La finance est un sujet d’études captivant. Elle met en jeu la plupart des avancées en mathématiques (classiques et modernes) et les relie à des vérités économiques qu’on croyait jusque là irrationnelles. Les probabilités, les techniques statistiques, l’analyse numérique, le traitement du signal, les processus à sauts, la génétique, la mécanique des fluides sont autant de champs de connaissances qui ont des applications en finance de marché. Il est intéressant d’observer que toutes ces compétences auraient pu être utilisées à la recherche sur le réchauffement climatique, au développement d’un vaccin contre le SIDA, à la construction d’un réseau d’irrigation d’un pays du Sahel, à changer le monde en somme pour un endroit meilleur, mais au lieu de ça, nous étions assis dans nos chemises cravatées sous perfusion de caféine à chercher comment enrichir notre monde, et en celà nous étions tenus dans une forme de servitude d’une esthétique rare, de celles où l’esclave se croit libre.

Ceux qui ont déjà pénétré dans une grande salle de marché savent l’ambiance qui y règne, c’est à la fois un lieu de culte et un lieu de consommation. Le culte du dollar (surtout quand il fait mieux que l’euro), de l’excellence, de l’efficacité intellectuelle et de l’arrogance. La révérence au marché. La salle de marché de la Société Particulière était comme beaucoup d’autres, elle ressemblait à un supermarché, où les rayonnages étaient remplacées par des longues allées de bureaux juxtaposés, avec des êtres humains collés dans leurs fauteuils à la place des caddies.
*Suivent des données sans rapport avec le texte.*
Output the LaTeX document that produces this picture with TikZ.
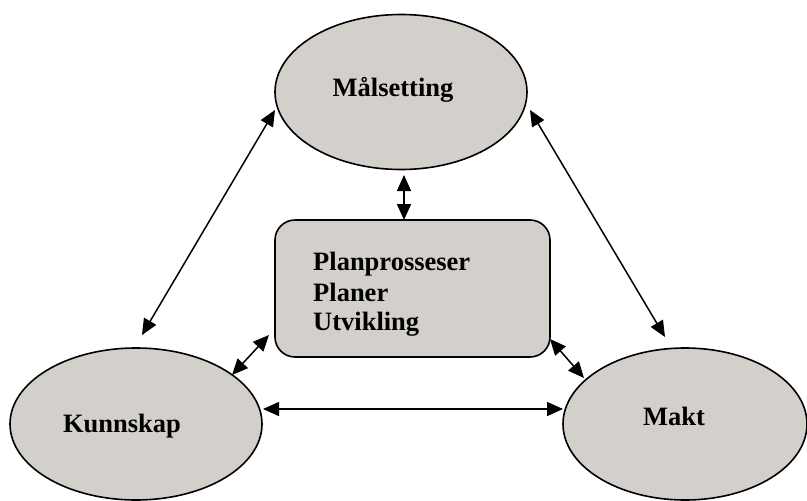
\documentclass[tikz,border=0pt]{standalone}
\usepackage{fontspec}
\setmainfont{Liberation Serif}
\usetikzlibrary{arrows.meta,shapes.geometric}
\definecolor{fillgray}{RGB}{211,207,202}
\begin{document}
\begin{tikzpicture}[x=1pt,y=-1pt,
  oval/.style={ellipse,draw=black,line width=1.6pt,fill=fillgray,inner sep=0pt},
  planbox/.style={rectangle,rounded corners=20pt,draw=black,line width=1.6pt,fill=fillgray,inner sep=0pt},
  lbl/.style={font=\fontsize{26.5}{30}\selectfont\bfseries,inner sep=0pt},
  link/.style={line width=1.5pt,{Triangle[length=16pt,width=14pt]}-{Triangle[length=16pt,width=14pt]}}]
\useasboundingbox (0,0) rectangle (807,501);
\node[oval,minimum width=252pt,minimum height=155pt] (m) at (401,92) {};
\node[oval,minimum width=252pt,minimum height=152pt] (k) at (136,424) {};
\node[oval,minimum width=244pt,minimum height=152pt] (p) at (685,424) {};
\node[planbox,minimum width=275pt,minimum height=137pt] (plan) at (412.5,288.5) {};
\node[lbl] (mt) at (393,90) {Målsetting};
\node[lbl] (kt) at (122,426) {Kunnskap};
\node[lbl] (pt) at (674,416) {Makt};
\node[lbl,anchor=base west] (t1) at (313,270) {Planprosseser};
\node[lbl,anchor=base west] (t2) at (313,301) {Planer};
\node[lbl,anchor=base west] (t3) at (313,330) {Utvikling};
% connector ends
\coordinate (mK) at (275,110);
\coordinate (kM) at (142,335);
\coordinate (mP) at (530,110);
\coordinate (pM) at (665,337);
\coordinate (mB) at (404,175);
\coordinate (bM) at (404,220);
\coordinate (kB) at (232,375);
\coordinate (bK) at (269,335);
\coordinate (pB) at (584,378);
\coordinate (bP) at (550,339);
\coordinate (kP) at (263,409);
\coordinate (pK) at (563,409);
\draw[link] (mK) -- (kM);
\draw[link] (mP) -- (pM);
\draw[link] (mB) -- (bM);
\draw[link] (kB) -- (bK);
\draw[link] (pB) -- (bP);
\draw[link] (kP) -- (pK);
\end{tikzpicture}
\end{document}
Chacun dispose d’1m20 linéaires du rayonnage en guise de bureau (le fameux ”desk”), et en face de lui sont disposés des écrans. Les prix s’affichent en temps réel au fil de la journée et les coups de clics sur la souris s’enchaînent dès qu’apparaissent les “opportunités”, accumulant les gains où les pertes réalisés par l’employé, et lui valant tapes amicales viriles sur l’épaule ou regards assassins en fonction du résultat final de la journée. Voilà l’univers dans lequel je venais de m’asseoir, me sentant comme récompensé du travail que j’avais fourni pendant mes années d’études et des sacrifices que mes parents avaient faits pour me permettre d’en arriver là.